CF Industries Holdings Inc. said late Jan. 15 that it has proposed to acquire all of the outstanding common shares of Terra Industries Inc. in a transaction that would create a leader in the global fertilizer industry.
CF said its board has approved a proposal under which each common share of Terra would be entitled to receive 0.4235 shares of CF. CF says this represents a premium of 34 percent based on the 30-day volume weighted average prices for the shares of the two companies, and a 29 percent premium based on the 10-day volume weighted average. The proposal also represents a 23 percent premium over the closing price of Terra shares on January 15, 2009. The transaction values Terra Industries at $2.1 billion. It values Terra shares at $20 per share.
“The combination of CF Industries with Terra will create a leading fertilizer producer with enhanced ability to compete globally,” said Stephen Wilson, CF chairman, president, and CEO. “North America is an attractive agribusiness market with an ongoing need for strong global players domiciled here. We believe that the companies together will form a stronger, more competitive global player that can service more customers, more efficiently.”

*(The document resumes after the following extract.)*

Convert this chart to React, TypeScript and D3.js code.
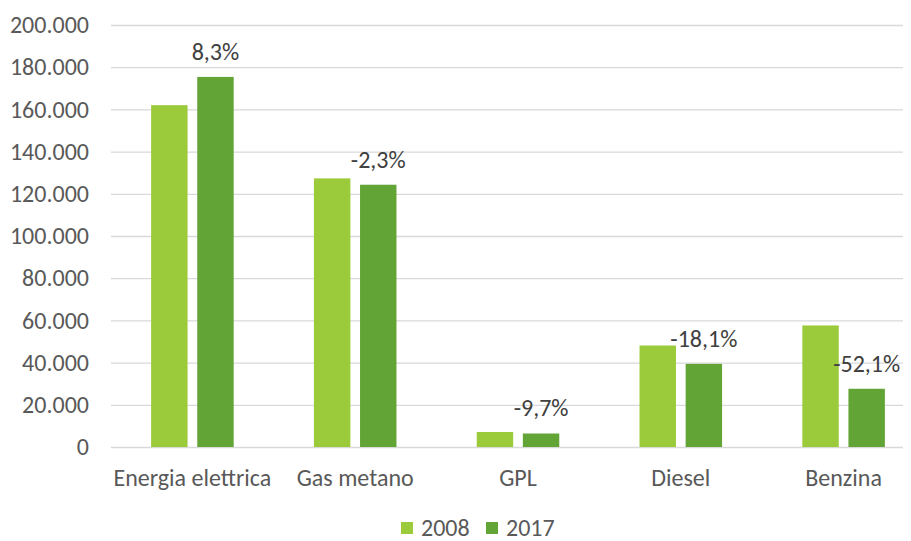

CF said on a pro-forma basis, the combined company will be the largest nitrogen producer in the world among publicly traded companies as measured by production capacity. It said the companies’ complementary footprints will safeguard operating jobs while increasing geographic reach in the important U.S. grain belt, as well as expand sourcing from international locations. CF and Terra together will create a more stable platform for future growth, enhancing the viability and continuity of the North American nitrogen production industry, which has seen rising imports in recent years. Together, CF and Terra would be better positioned for growth with a stronger balance sheet, increased flexibility to access the capital markets, and the enhanced ability to weather difficult market conditions.
CF said the transaction would create significant financial benefits for shareholders of both companies. Beyond the stock premium offered, CF said the value of the enterprise would be increased due to the combination. In addition, CF expects the deal would generate more than $100 million in annual cost synergies from reducing SG&A by combining overlapping corporate functions and optimizing transportation and distribution systems. CF expects the combined company to realize these synergies within two years after the closing of the transaction. The combined company will also benefit from a one-time $30-$60 million release of cash due to inventory reduction. The transaction is expected to be accretive to current CF stockholders in the second year following the close.
On a pro-forma basis, for the last twelve months ended Sept. 30, 2008, the combined company would have had revenues of $6.5 billion and EBITDA of $2.0 billion, before synergies. Nitrogen capacity would have been 6.3 million nutrient tons, and phosphate capacity would have been 2.1 million tons of DAP/MAP.
CF argues that customers will benefit from the combined company’s broader product offerings, enhanced services, and integrated supply and distribution network. In addition, Terra’s customers will have access to CF’s state-of-the-art order management system, PROMISE, and its forward pricing program (FPP) risk management tool.
The proposed transaction is subject to the negotiation of a definitive merger agreement; stockholder approvals from both companies; and the satisfaction of customary closing conditions, including regulatory approvals.
Morgan Stanley and Rothschild are acting as financial advisors, and Skadden, Arps, Slate, Meagher & Flom LLP is acting as legal counsel to CF Industries.
CF sent a letter to Terra officials on Jan. 15 with its proposal, asking for a reply no later than Jan. 30. In the letter, CF said Terra first approached CF several years ago regarding a combination of the two companies. “…We believe that we have developed mutual respect for the two organizations and have both recognized that a combination makes strategic sense,” said Wilson in the letter. He also pointed out the combination offers Terra shareholders important diversification from a single crop nutrient, nitrogen, into a strong new position in phosphate, and participation in and global market insights through CF’s 50 percent interest in Keytrade AG. CF also said it understands that Terra’s debt may need to be refinanced as a result of the combination, and that the proposal is not subject to any financing contingency.
Terra said early Jan. 16 that it has received an unsolicited proposal from CF. Terra said its board of directors, consistent with its fiduciary duties and in consultation with its independent financial and legal advisors, will consider and evaluate the proposal and will pursue the course of action that is in the best interest of Terra and its shareholders. Terra shareholders are advised to take no action at this time pending the review by the Terra board.
Wilson told analysts Jan. 16 that CF shareholders would hold 53 percent of the shares of the new company, versus 47 percent for Terra shareholders.
Wilson was pressed as to why CF made the letter to Terra public without prior negotiations. Wilson said the proposal letter to Terra was a “friendly public initiative,” and that he hoped it would lead to a friendly discussion.
He also encountered analyst concerns regarding whether the deal would gain regulatory approval, with one analyst suggesting that the combination would control some 45-55 percent of U.S. domestic nitrogen production. Wilson countered that the nitrogen market is the most global of the fertilizer markets, and that some 50 percent of U.S. consumption is met by imports. He remained confident the deal could gain approval.